The next sentence in the Banaji and Greenwald book shows why the IAT is so popular despite its conceptual and empirical deficiencies:
. . . it is reasonable to conclude not only that implicit bias is a cause of Black disadvantage but also that it plausibly plays a greater role than does explicit bias in explaining the discrimination that contributes to Black disadvantage.
“Black disadvantage” exists and social pressures demand an exogenous explanation, such as racial bias. Another possibility, an endogenous explanation, such as interest and ability differences between self-identified racial groups, has become a social taboo even though a mountain of evidence supports it.

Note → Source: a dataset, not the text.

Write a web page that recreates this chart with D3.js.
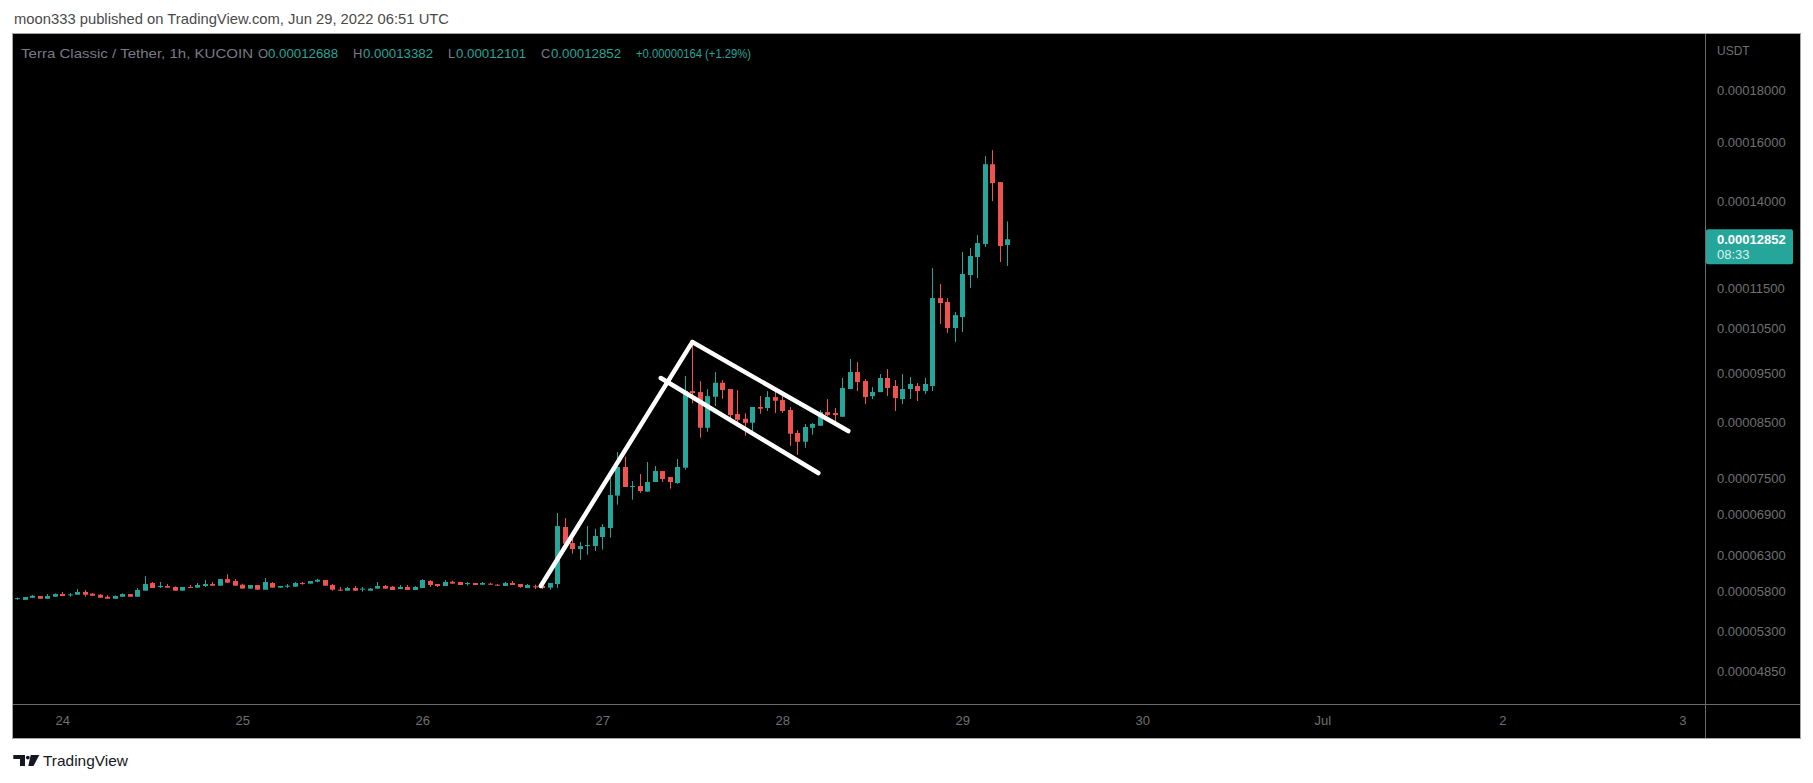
<!DOCTYPE html>
<html><head><meta charset="utf-8">
<script src="https://cdn.jsdelivr.net/npm/d3@7"></script>
<style>
body{margin:0;background:#fff;}
svg{display:block;font-family:"Liberation Sans",Arial,sans-serif;}
</style>
</head><body>
<svg id="c" width="1813" height="783"></svg>
<script>
// ---- data ----
const firstCandleUTC = [2022, 5, 23, 18]; // Jun 23 18:00 UTC, 1h candles
const opens = [5709e-8,5695e-8,5722e-8,5744e-8,5709e-8,5735e-8,5770e-8,5753e-8,5761e-8,5797e-8,5775e-8,5761e-8,5735e-8,5709e-8,5735e-8,5770e-8,5735e-8,5814e-8,5915e-8,5867e-8,5876e-8,5863e-8,5814e-8,5863e-8,5854e-8,5876e-8,5902e-8,5880e-8,5968e-8,5942e-8,5893e-8,5841e-8,5889e-8,5827e-8,5915e-8,5854e-8,5871e-8,5867e-8,5915e-8,5907e-8,5933e-8,5955e-8,5889e-8,5827e-8,5814e-8,5849e-8,5832e-8,5814e-8,5841e-8,5876e-8,5867e-8,5836e-8,5863e-8,5823e-8,5849e-8,5942e-8,5902e-8,5876e-8,5933e-8,5929e-8,5907e-8,5915e-8,5893e-8,5907e-8,5893e-8,5876e-8,5915e-8,5902e-8,5849e-8,5871e-8,5876e-8,5854e-8,5902e-8,6712e-8,6474e-8,6387e-8,6430e-8,6430e-8,6563e-8,6697e-8,7205e-8,7686e-8,7347e-8,7363e-8,7270e-8,7430e-8,7617e-8,7514e-8,7413e-8,7674e-8,9123e-8,9102e-8,8398e-8,9006e-8,9296e-8,9165e-8,8662e-8,8570e-8,8494e-8,8801e-8,8781e-8,9000e-8,8940e-8,8741e-8,8300e-8,8137e-8,8398e-8,8436e-8,8701e-8,8681e-8,8609e-8,9165e-8,9523e-8,9332e-8,9020e-8,9102e-8,9396e-8,9228e-8,8960e-8,9165e-8,9228e-8,9123e-8,9228e-8,11254e-8,11153e-8,10517e-8,10782e-8,11855e-8,12346e-8,12713e-8,15223e-8,14620e-8,12688e-8];
const highs = [5726e-8,5731e-8,5757e-8,5744e-8,5770e-8,5779e-8,5797e-8,5783e-8,5836e-8,5823e-8,5783e-8,5770e-8,5757e-8,5753e-8,5779e-8,5770e-8,5849e-8,6008e-8,5929e-8,5929e-8,5902e-8,5871e-8,5863e-8,5889e-8,5915e-8,5955e-8,5929e-8,5968e-8,6034e-8,5968e-8,5907e-8,5889e-8,5889e-8,5981e-8,5929e-8,5876e-8,5902e-8,5929e-8,5929e-8,5942e-8,5973e-8,5955e-8,5902e-8,5863e-8,5863e-8,5876e-8,5863e-8,5849e-8,5929e-8,5889e-8,5876e-8,5889e-8,5889e-8,5876e-8,5968e-8,5955e-8,5902e-8,5955e-8,5946e-8,5929e-8,5929e-8,5915e-8,5929e-8,5920e-8,5902e-8,5929e-8,5942e-8,5902e-8,5902e-8,5893e-8,5876e-8,5915e-8,6928e-8,6850e-8,6558e-8,6489e-8,6727e-8,6687e-8,6758e-8,7503e-8,7950e-8,7867e-8,7446e-8,7565e-8,7773e-8,7703e-8,7617e-8,7514e-8,7826e-8,9438e-8,10159e-8,9332e-8,9165e-8,9523e-8,9353e-8,9165e-8,9144e-8,8681e-8,8801e-8,9020e-8,9123e-8,9117e-8,9110e-8,8801e-8,8355e-8,8470e-8,8490e-8,8741e-8,8960e-8,8781e-8,9396e-8,9807e-8,9740e-8,9374e-8,9207e-8,9480e-8,9588e-8,9353e-8,9480e-8,9417e-8,9290e-8,9396e-8,12043e-8,11617e-8,11254e-8,10905e-8,12486e-8,12600e-8,12973e-8,15503e-8,15715e-8,14620e-8,13382e-8];
const lows = [5695e-8,5695e-8,5722e-8,5709e-8,5709e-8,5735e-8,5744e-8,5735e-8,5761e-8,5735e-8,5748e-8,5722e-8,5709e-8,5709e-8,5735e-8,5735e-8,5735e-8,5814e-8,5849e-8,5849e-8,5854e-8,5814e-8,5814e-8,5854e-8,5854e-8,5863e-8,5880e-8,5880e-8,5920e-8,5880e-8,5841e-8,5841e-8,5827e-8,5827e-8,5854e-8,5854e-8,5849e-8,5867e-8,5893e-8,5907e-8,5924e-8,5880e-8,5814e-8,5814e-8,5814e-8,5814e-8,5801e-8,5814e-8,5841e-8,5841e-8,5823e-8,5836e-8,5823e-8,5823e-8,5849e-8,5863e-8,5863e-8,5876e-8,5907e-8,5889e-8,5880e-8,5889e-8,5893e-8,5893e-8,5880e-8,5876e-8,5889e-8,5854e-8,5849e-8,5836e-8,5836e-8,5827e-8,5849e-8,6377e-8,6320e-8,6235e-8,6305e-8,6359e-8,6377e-8,6552e-8,7059e-8,7347e-8,7139e-8,7250e-8,7270e-8,7430e-8,7430e-8,7320e-8,7400e-8,7640e-8,8873e-8,8210e-8,8322e-8,8820e-8,8966e-8,8500e-8,8480e-8,8249e-8,8322e-8,8668e-8,8722e-8,8681e-8,8688e-8,8062e-8,7902e-8,8027e-8,8268e-8,8436e-8,8622e-8,8470e-8,8609e-8,9165e-8,9123e-8,8860e-8,8960e-8,9102e-8,9020e-8,8722e-8,8860e-8,8960e-8,8920e-8,9061e-8,9123e-8,10613e-8,10400e-8,10190e-8,10423e-8,11512e-8,11774e-8,12627e-8,14007e-8,12206e-8,12101e-8];
const closes = [5717e-8,5731e-8,5748e-8,5709e-8,5744e-8,5770e-8,5744e-8,5766e-8,5797e-8,5761e-8,5748e-8,5722e-8,5709e-8,5744e-8,5770e-8,5735e-8,5823e-8,5902e-8,5849e-8,5876e-8,5854e-8,5814e-8,5863e-8,5854e-8,5889e-8,5902e-8,5880e-8,5968e-8,5920e-8,5880e-8,5841e-8,5889e-8,5827e-8,5929e-8,5854e-8,5876e-8,5880e-8,5915e-8,5907e-8,5942e-8,5959e-8,5880e-8,5827e-8,5819e-8,5849e-8,5814e-8,5841e-8,5841e-8,5876e-8,5841e-8,5823e-8,5863e-8,5823e-8,5863e-8,5955e-8,5889e-8,5876e-8,5929e-8,5907e-8,5889e-8,5915e-8,5889e-8,5915e-8,5893e-8,5880e-8,5915e-8,5889e-8,5863e-8,5889e-8,5863e-8,5849e-8,5915e-8,6727e-8,6464e-8,6387e-8,6430e-8,6445e-8,6577e-8,6712e-8,7215e-8,7686e-8,7347e-8,7363e-8,7280e-8,7430e-8,7617e-8,7480e-8,7430e-8,7686e-8,9123e-8,9082e-8,8398e-8,9020e-8,9296e-8,9144e-8,8642e-8,8551e-8,8494e-8,8801e-8,8767e-8,9000e-8,8926e-8,8722e-8,8286e-8,8137e-8,8412e-8,8470e-8,8701e-8,8642e-8,8642e-8,9186e-8,9523e-8,9310e-8,9000e-8,9102e-8,9396e-8,9186e-8,8980e-8,9165e-8,9270e-8,9123e-8,9270e-8,11254e-8,11128e-8,10517e-8,10830e-8,11882e-8,12374e-8,12742e-8,15223e-8,14588e-8,12655e-8,12852e-8];

const priceTicks = [18000e-8,16000e-8,14000e-8,11500e-8,10500e-8,9500e-8,8500e-8,7500e-8,6900e-8,6300e-8,5800e-8,5300e-8,4850e-8];
const dayTickLabels = ["24","25","26","27","28","29","30","Jul","2","3"];
// drawn trend lines: [hours after first candle, price]
const poleLine  = [[69.8, 5876e-8], [90.0, 10190e-8]];
const flagUpper = [[90.0, 10190e-8], [110.8, 8336e-8]];
const flagLower = [[85.8, 9396e-8], [106.8, 7582e-8]];

const lastPrice = 12852e-8;
const lastPriceCountdown = "08:33";
const publishedText = "moon333 published on TradingView.com, Jun 29, 2022 06:51 UTC";
const symbolTitle = "Terra Classic / Tether, 1h, KUCOIN";
const ohlcLabels = ["O","H","L","C"];
const ohlcValues = ["0.00012688","0.00013382","0.00012101","0.00012852"];
const changeText = "+0.00000164 (+1.29%)";

// ---- layout ----
const UP = "#26a69a", DOWN = "#ef5350";
const panel = {x0: 13, y0: 34, x1: 1800, y1: 738};
const plot = {x0: 13, y0: 34, x1: 1705, y1: 704};

const svg = d3.select("#c");
const t0 = new Date(Date.UTC(...firstCandleUTC));
const hour = 3600e3;
const x = d3.scaleUtc()
  .domain([t0, new Date(Date.UTC(2022, 6, 3))])
  .range([17.3, 1682.3]);
const y = d3.scaleLog().domain([18000e-8, 4850e-8]).range([90, 671]);

// top published text
svg.append("text").attr("x", 14).attr("y", 24)
  .attr("font-size", 15).attr("fill", "#4a4a4a")
  .attr("textLength", 435).attr("lengthAdjust", "spacingAndGlyphs")
  .text(publishedText);

// panel
svg.append("rect").attr("x", panel.x0 - 0.5).attr("y", panel.y0 - 0.5)
  .attr("width", panel.x1 - panel.x0 + 1).attr("height", panel.y1 - panel.y0 + 1)
  .attr("fill", "#000").attr("stroke", "#a3a3a8").attr("stroke-width", 1);
svg.append("line").attr("x1", plot.x1 + 0.5).attr("x2", plot.x1 + 0.5)
  .attr("y1", panel.y0).attr("y2", panel.y1).attr("stroke", "#6a6a6a");
svg.append("line").attr("x1", panel.x0).attr("x2", panel.x1)
  .attr("y1", plot.y1 + 0.5).attr("y2", plot.y1 + 0.5).attr("stroke", "#6a6a6a");

svg.append("defs").append("clipPath").attr("id", "plotclip")
  .append("rect").attr("x", plot.x0).attr("y", plot.y0)
  .attr("width", plot.x1 - plot.x0).attr("height", plot.y1 - plot.y0);

const g = svg.append("g").attr("clip-path", "url(#plotclip)");

const candles = opens.map((o, i) => ({
  t: new Date(t0.getTime() + i * hour), o, h: highs[i], l: lows[i], c: closes[i]
}));

// wicks
g.selectAll("line.wick").data(candles).join("line")
  .attr("class", "wick")
  .attr("x1", d => Math.round(x(d.t)) + 0.5).attr("x2", d => Math.round(x(d.t)) + 0.5)
  .attr("y1", d => y(d.h)).attr("y2", d => y(d.l))
  .attr("stroke", d => d.c >= d.o ? UP : DOWN).attr("stroke-width", 1);
// bodies
g.selectAll("rect.body").data(candles).join("rect")
  .attr("class", "body")
  .attr("x", d => Math.round(x(d.t)) - 2)
  .attr("width", 5)
  .attr("y", d => y(Math.max(d.o, d.c)))
  .attr("height", d => Math.max(1, y(Math.min(d.o, d.c)) - y(Math.max(d.o, d.c))))
  .attr("fill", d => d.c >= d.o ? UP : DOWN);

// trend lines
const lineGen = d3.line()
  .x(d => x(new Date(t0.getTime() + d[0] * hour)))
  .y(d => y(d[1]));
g.selectAll("path.trend").data([poleLine, flagUpper, flagLower]).join("path")
  .attr("class", "trend").attr("d", lineGen)
  .attr("fill", "none").attr("stroke", "#fff").attr("stroke-width", 4.5)
  .attr("stroke-linecap", "round");

// header legend
const hdr = svg.append("g").attr("font-size", 13);
hdr.append("text").attr("x", 21).attr("y", 58).attr("fill", "#787b86")
  .attr("textLength", 232).attr("lengthAdjust", "spacingAndGlyphs").text(symbolTitle);
const lblX = [258, 353, 448, 541];
const lblW = [10, 10, 8, 10];
ohlcLabels.forEach((l, i) => {
  hdr.append("text").attr("x", lblX[i]).attr("y", 58).attr("fill", "#787b86").text(l);
  hdr.append("text").attr("x", lblX[i] + lblW[i]).attr("y", 58).attr("fill", UP)
    .attr("textLength", 70).attr("lengthAdjust", "spacingAndGlyphs").text(ohlcValues[i]);
});
hdr.append("text").attr("x", 636).attr("y", 58).attr("fill", UP)
  .attr("textLength", 115).attr("lengthAdjust", "spacingAndGlyphs").text(changeText);

// price axis
const yAxis = svg.append("g").attr("transform", `translate(${plot.x1},0)`)
  .call(d3.axisRight(y).tickValues(priceTicks).tickFormat(d3.format(".8f")).tickSize(0).tickPadding(12));
yAxis.select(".domain").remove();
yAxis.selectAll("text").attr("fill", "#707070").attr("font-size", 13)
  .attr("font-family", "'Liberation Sans', Arial, sans-serif");
svg.append("text").attr("x", 1717).attr("y", 55).attr("font-size", 12)
  .attr("fill", "#707070").text("USDT");

// last price label
const ly = y(lastPrice);
svg.append("rect").attr("x", plot.x1 + 1).attr("y", ly - 10).attr("width", 87).attr("height", 35)
  .attr("rx", 2).attr("fill", UP);
svg.append("text").attr("x", 1717).attr("y", ly + 4.5).attr("font-size", 13)
  .attr("font-weight", "bold").attr("fill", "#fff").text(d3.format(".8f")(lastPrice));
svg.append("text").attr("x", 1717).attr("y", ly + 19.5).attr("font-size", 13)
  .attr("fill", "#dff3f1").text(lastPriceCountdown);

// time axis
const dayTicks = d3.utcDay.range(new Date(Date.UTC(2022, 5, 24)), new Date(Date.UTC(2022, 6, 3, 1)));
const xAxis = svg.append("g").attr("transform", `translate(0,${plot.y1})`)
  .call(d3.axisBottom(x).tickValues(dayTicks).tickFormat((d, i) => dayTickLabels[i]).tickSize(0).tickPadding(12));
xAxis.select(".domain").remove();
xAxis.selectAll("text").attr("fill", "#707070").attr("font-size", 13)
  .attr("font-family", "'Liberation Sans', Arial, sans-serif");

// TradingView logo
const logo = svg.append("g").attr("fill", "#131722");
logo.append("path").attr("d", "M13.3,755 H25 V766 H20 V759 H13.3 Z");
logo.append("circle").attr("cx", 27.8).attr("cy", 757.6).attr("r", 1.9);
logo.append("path").attr("d", "M30.7,755 H39.3 L33.5,766 H28.3 Z");
svg.append("text").attr("x", 43).attr("y", 766).attr("font-size", 15)
  .attr("fill", "#131722").attr("textLength", 85).attr("lengthAdjust", "spacingAndGlyphs")
  .text("TradingView");
</script>
</body></html>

But this possibility is unacceptable to many opinion makers, so an alternative that seems to prove prejudice, no matter what people say, lives on long after it should have been abandoned.
If group differences exist, people will detect them and form stereotypes. The psychological process is a basic one called stimulus generalization, shown by animals from people to pigeons. Even if stereotypes are accurate, in the current political climate they will be labeled “prejudicial” and provide fuel for the DEI industry—an industry that survives partly because of society’s refusal to face the facts about human difference.
People, and groups, are not all the same. “Equal opportunity” does not mean (as Banaji & Dobbin seem to believe) proportionately equal group results. Even in a perfect society, there would be more male than female engineers and more female than male nurses. So what! We must discard the idea that people are identical in ability and ambition—group differences are not always due to outside prejudice—and instead treat people as individuals not identity markers. Until we end this contemporary obsession with group disparities, the perpetrators of the IAT and DEI fallacies will have a steady income.